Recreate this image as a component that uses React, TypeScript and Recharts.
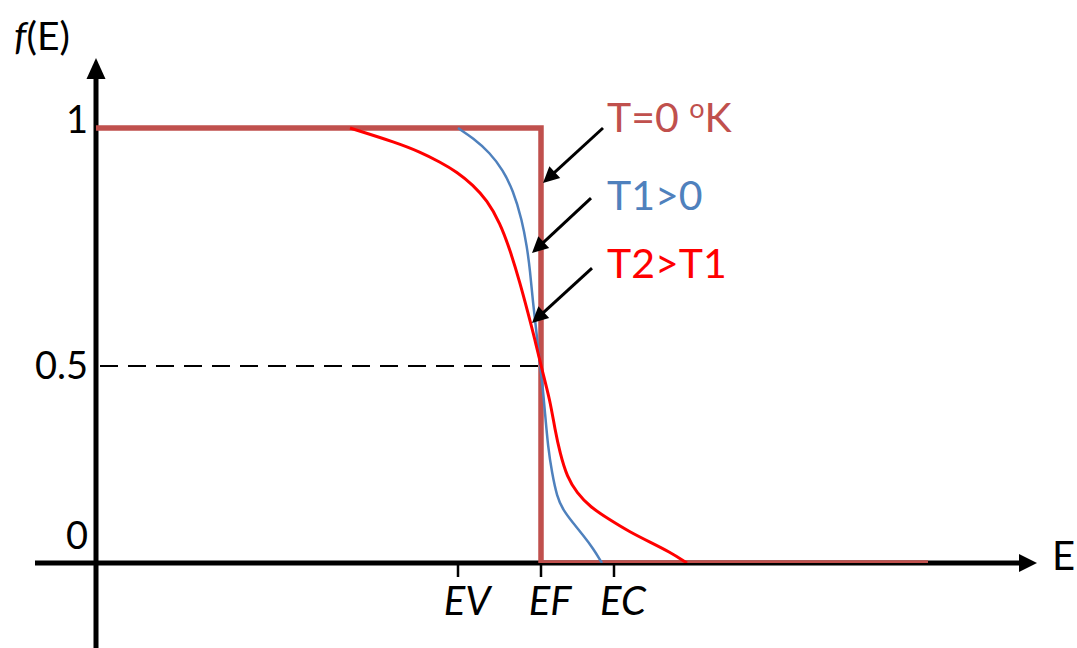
import React from 'react';
import { ComposedChart, Line, XAxis, YAxis, ReferenceLine, ReferenceDot } from 'recharts';

// Energy axis: EF = 0
const energyTicks = [-0.83, 0, 0.73];
const energyTickLabels = ['EV', 'EF', 'EC'];
// Occupancy axis (schematic spacing as drawn)
const occupancyTicks = [0, 0.453, 1];
const occupancyTickLabels = ['0', '0.5', '1'];

const t0Curve = [
  { e: -4.45, f: 1 },
  { e: 0, f: 1 },
  { e: 0, f: 0 },
  { e: 3.87, f: 0 },
];

const t1Curve = [
  { e: -0.83, f: 1.0 },
  { e: -0.68, f: 0.977 },
  { e: -0.51, f: 0.943 },
  { e: -0.38, f: 0.903 },
  { e: -0.28, f: 0.857 },
  { e: -0.19, f: 0.789 },
  { e: -0.14, f: 0.726 },
  { e: -0.11, f: 0.674 },
  { e: -0.08, f: 0.598 },
  { e: -0.04, f: 0.52 },
  { e: -0.01, f: 0.455 },
  { e: 0.017, f: 0.405 },
  { e: 0.04, f: 0.345 },
  { e: 0.07, f: 0.267 },
  { e: 0.11, f: 0.207 },
  { e: 0.16, f: 0.152 },
  { e: 0.22, f: 0.122 },
  { e: 0.32, f: 0.092 },
  { e: 0.42, f: 0.064 },
  { e: 0.52, f: 0.034 },
  { e: 0.61, f: 0.0 },
];

const t2Curve = [
  { e: -1.91, f: 1.0 },
  { e: -1.44, f: 0.966 },
  { e: -1.21, f: 0.945 },
  { e: -1.01, f: 0.922 },
  { e: -0.84, f: 0.899 },
  { e: -0.68, f: 0.869 },
  { e: -0.54, f: 0.834 },
  { e: -0.41, f: 0.782 },
  { e: -0.31, f: 0.72 },
  { e: -0.21, f: 0.644 },
  { e: -0.13, f: 0.575 },
  { e: -0.06, f: 0.513 },
  { e: 0.0, f: 0.453 },
  { e: 0.09, f: 0.375 },
  { e: 0.14, f: 0.306 },
  { e: 0.19, f: 0.253 },
  { e: 0.26, f: 0.198 },
  { e: 0.36, f: 0.161 },
  { e: 0.49, f: 0.129 },
  { e: 0.69, f: 0.099 },
  { e: 0.89, f: 0.071 },
  { e: 1.09, f: 0.048 },
  { e: 1.29, f: 0.025 },
  { e: 1.46, f: 0.0 },
];

const seriesLabels = ['T=0 ', 'T1>0', 'T2>T1'];

const COLOR_T0 = '#C0504D';
const COLOR_T1 = '#4F81BD';
const COLOR_T2 = '#FF0000';
const FONT = 'Lato, "Open Sans", sans-serif';

type ArrowCfg = { head: number; half: number; width: number };

const makeArrow = (cfg: ArrowCfg) => (props: any) => {
  const { x1, y1, x2, y2 } = props;
  const dx = x2 - x1;
  const dy = y2 - y1;
  const len = Math.sqrt(dx * dx + dy * dy) || 1;
  const ux = dx / len;
  const uy = dy / len;
  const bx = x2 - ux * cfg.head;
  const by = y2 - uy * cfg.head;
  const px = -uy * cfg.half;
  const py = ux * cfg.half;
  return (
    <g>
      <line x1={x1} y1={y1} x2={bx + ux * 1} y2={by + uy * 1} stroke="#000" strokeWidth={cfg.width} />
      <polygon points={`${x2},${y2} ${bx + px},${by + py} ${bx - px},${by - py}`} fill="#000" />
    </g>
  );
};

const axisArrowY = makeArrow({ head: 21, half: 9.5, width: 5 });
const axisArrowX = makeArrow({ head: 18, half: 9, width: 5 });
const noteArrow = makeArrow({ head: 16, half: 8, width: 3 });

const YTick = (props: any) => {
  const { x, y, payload } = props;
  const idx = occupancyTicks.indexOf(payload.value);
  const label = occupancyTickLabels[idx];
  const shift = label === '0' ? -27 : label === '1' ? -8 : 0;
  return (
    <text x={x} y={y + shift} dy={13} textAnchor="end" fontFamily={FONT} fontSize={38} fill="#000">
      {label}
    </text>
  );
};

const XTick = (props: any) => {
  const { x, y, payload } = props;
  const idx = energyTicks.indexOf(payload.value);
  return (
    <text x={x + 9} y={y} dy={38} textAnchor="middle" fontFamily={FONT} fontSize={40} fontStyle="italic" fill="#000">
      {energyTickLabels[idx]}
    </text>
  );
};

const YTitle = (props: any) => {
  const vb = props.viewBox || { x: 0, y: 0 };
  return (
    <text x={vb.x + 14} y={vb.y + 50} fontFamily={FONT} fontSize={39} fill="#000">
      <tspan fontStyle="italic">f</tspan>
      <tspan>(E)</tspan>
    </text>
  );
};

const XTitle = (props: any) => {
  const vb = props.viewBox || { x: 0, y: 0, width: 0 };
  return (
    <text x={vb.x + vb.width - 2} y={vb.y + 7} textAnchor="end" fontFamily={FONT} fontSize={40} fill="#000">
      E
    </text>
  );
};

const makeNote = (idx: number, color: string) => (props: any) => {
  const { cx, cy } = props;
  if (idx === 0) {
    return (
      <text x={cx} y={cy} fontFamily={FONT} fontSize={41} fill={color}>
        <tspan>{seriesLabels[0]}</tspan>
        <tspan fontSize={27} dy={-14}>o</tspan>
        <tspan fontSize={41} dy={14}>K</tspan>
      </text>
    );
  }
  return (
    <text x={cx} y={cy} fontFamily={FONT} fontSize={41} fill={color}>
      {seriesLabels[idx]}
    </text>
  );
};

export default function App() {
  return (
    <div style={{ position: 'absolute', left: 0, top: 0, width: 1077, height: 648, background: '#fff' }}>
      <ComposedChart width={1077} height={648} margin={{ top: 0, right: 0, bottom: 0, left: 0 }}>
        <XAxis
          type="number"
          dataKey="e"
          domain={[-4.45, 5.36]}
          ticks={energyTicks}
          tick={<XTick />}
          tickSize={14}
          tickMargin={0}
          axisLine={false}
          tickLine={{ stroke: '#000', strokeWidth: 2.5 }}
          height={85}
          allowDataOverflow
          label={{ content: <XTitle /> }}
        />
        <YAxis
          type="number"
          dataKey="f"
          domain={[0, 1.2943]}
          ticks={occupancyTicks}
          tick={<YTick />}
          tickSize={0}
          tickMargin={8}
          axisLine={false}
          tickLine={false}
          width={96}
          allowDataOverflow
          label={{ content: <YTitle /> }}
        />
        <ReferenceLine
          segment={[{ x: -4.45, y: -0.1954 }, { x: -4.45, y: 1.161 }]}
          ifOverflow="visible"
          shape={axisArrowY}
        />
        <ReferenceLine
          segment={[{ x: -5.06, y: 0 }, { x: 4.96, y: 0 }]}
          ifOverflow="visible"
          shape={axisArrowX}
        />
        <ReferenceLine
          segment={[{ x: -4.41, y: 0.453 }, { x: 0, y: 0.453 }]}
          ifOverflow="visible"
          stroke="#000"
          strokeWidth={2}
          strokeDasharray="18 10"
        />
        <Line data={t0Curve} dataKey="f" type="linear" stroke={COLOR_T0} strokeWidth={5.5} dot={false} activeDot={false} isAnimationActive={false} />
        <Line data={t1Curve} dataKey="f" type="basis" stroke={COLOR_T1} strokeWidth={2.5} dot={false} activeDot={false} isAnimationActive={false} />
        <Line data={t2Curve} dataKey="f" type="basis" stroke={COLOR_T2} strokeWidth={3} dot={false} activeDot={false} isAnimationActive={false} />
        <ReferenceLine segment={[{ x: 0.62, y: 1.0 }, { x: 0.02, y: 0.8736 }]} ifOverflow="visible" shape={noteArrow} />
        <ReferenceLine segment={[{ x: 0.5, y: 0.839 }, { x: -0.09, y: 0.7126 }]} ifOverflow="visible" shape={noteArrow} />
        <ReferenceLine segment={[{ x: 0.51, y: 0.678 }, { x: -0.09, y: 0.5517 }]} ifOverflow="visible" shape={noteArrow} />
        <ReferenceDot x={0.66} y={0.991} r={0} ifOverflow="visible" shape={makeNote(0, COLOR_T0)} />
        <ReferenceDot x={0.66} y={0.8115} r={0} ifOverflow="visible" shape={makeNote(1, COLOR_T1)} />
        <ReferenceDot x={0.66} y={0.655} r={0} ifOverflow="visible" shape={makeNote(2, COLOR_T2)} />
      </ComposedChart>
    </div>
  );
}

● What you will do
Copy nothing but the lines from the top of the material through the line holding "const seriesLabels = ['T=0", exactly as written; omit pictures.

● The completed task
Recreate this image as a component that uses React, TypeScript and Recharts.
import React from 'react';
import { ComposedChart, Line, XAxis, YAxis, ReferenceLine, ReferenceDot } from 'recharts';

// Energy axis: EF = 0
const energyTicks = [-0.83, 0, 0.73];
const energyTickLabels = ['EV', 'EF', 'EC'];
// Occupancy axis (schematic spacing as drawn)
const occupancyTicks = [0, 0.453, 1];
const occupancyTickLabels = ['0', '0.5', '1'];

const t0Curve = [
  { e: -4.45, f: 1 },
  { e: 0, f: 1 },
  { e: 0, f: 0 },
  { e: 3.87, f: 0 },
];

const t1Curve = [
  { e: -0.83, f: 1.0 },
  { e: -0.68, f: 0.977 },
  { e: -0.51, f: 0.943 },
  { e: -0.38, f: 0.903 },
  { e: -0.28, f: 0.857 },
  { e: -0.19, f: 0.789 },
  { e: -0.14, f: 0.726 },
  { e: -0.11, f: 0.674 },
  { e: -0.08, f: 0.598 },
  { e: -0.04, f: 0.52 },
  { e: -0.01, f: 0.455 },
  { e: 0.017, f: 0.405 },
  { e: 0.04, f: 0.345 },
  { e: 0.07, f: 0.267 },
  { e: 0.11, f: 0.207 },
  { e: 0.16, f: 0.152 },
  { e: 0.22, f: 0.122 },
  { e: 0.32, f: 0.092 },
  { e: 0.42, f: 0.064 },
  { e: 0.52, f: 0.034 },
  { e: 0.61, f: 0.0 },
];

const t2Curve = [
  { e: -1.91, f: 1.0 },
  { e: -1.44, f: 0.966 },
  { e: -1.21, f: 0.945 },
  { e: -1.01, f: 0.922 },
  { e: -0.84, f: 0.899 },
  { e: -0.68, f: 0.869 },
  { e: -0.54, f: 0.834 },
  { e: -0.41, f: 0.782 },
  { e: -0.31, f: 0.72 },
  { e: -0.21, f: 0.644 },
  { e: -0.13, f: 0.575 },
  { e: -0.06, f: 0.513 },
  { e: 0.0, f: 0.453 },
  { e: 0.09, f: 0.375 },
  { e: 0.14, f: 0.306 },
  { e: 0.19, f: 0.253 },
  { e: 0.26, f: 0.198 },
  { e: 0.36, f: 0.161 },
  { e: 0.49, f: 0.129 },
  { e: 0.69, f: 0.099 },
  { e: 0.89, f: 0.071 },
  { e: 1.09, f: 0.048 },
  { e: 1.29, f: 0.025 },
  { e: 1.46, f: 0.0 },
];

const seriesLabels = ['T=0 ', 'T1>0', 'T2>T1'];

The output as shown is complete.